1. The threat of Islamic terrorism is serious but "not exisitential." I agree with what I see as his common-sense strategy to combat this extremism. Our best course is containment, he says, which is actually an active process that might include selective use of military force. But he tells us that the Muslims living in theocracies will have to be the ones to decide to demand different leaders; we cannot force a billion of the world's people to change the way they think.
2. We need to refocus on eliminating nuclear weapons. This topic has been way on the back burner for a while now. It is very important for us to show the world our good faith in doing as we say others should do. We tend to be blind to apperances, believing that of course in our case everyone accepts that we'd never use them (again).
3. The trillions that we will have to spend to reduce the effects of global warming will do much more for us than the trillions we might spend to remake the Middle East.

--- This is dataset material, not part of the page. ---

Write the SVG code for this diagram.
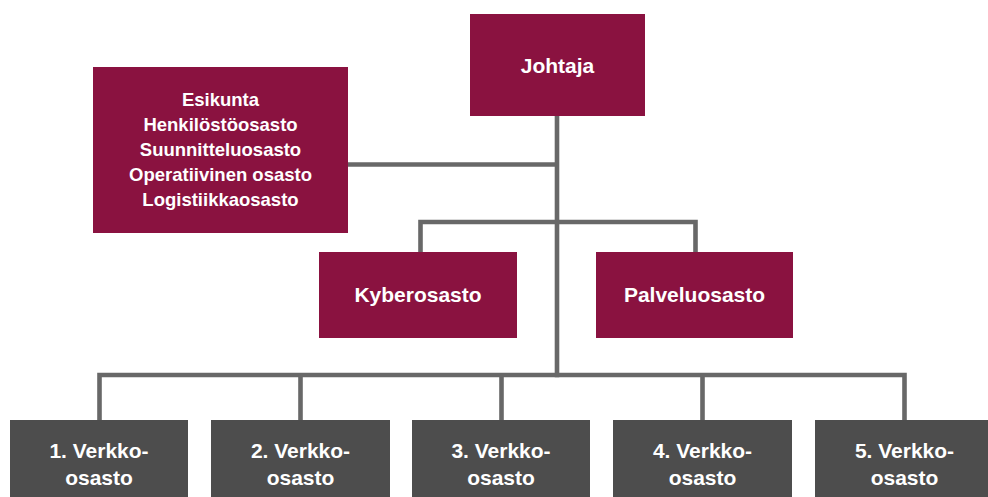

4. We're not likely, in his pessimistic view, to take effective action on any of these fronts. He appears to see the U.S. as inevitably in decline, as willing to sacrifce the future in order to prolong the way things currently are for just a while longer.

Bacevich impressed me in this book with the unity of his argument and what I might call his passionate objectivity. That his thinking is not classifiable as either liberal or conservative in today's tems is an indicator that he has not been influenced by partisan politics. One thing I did wonder about: his son was killed in Iraq in July of 2007. Did that have the effect of rendering his judgment of the war to be harsher than it would have otherwise been? That tragedy did not alter his overall outlook on American foreign policy, however. It is clear by his other titles that he has always had a minority view.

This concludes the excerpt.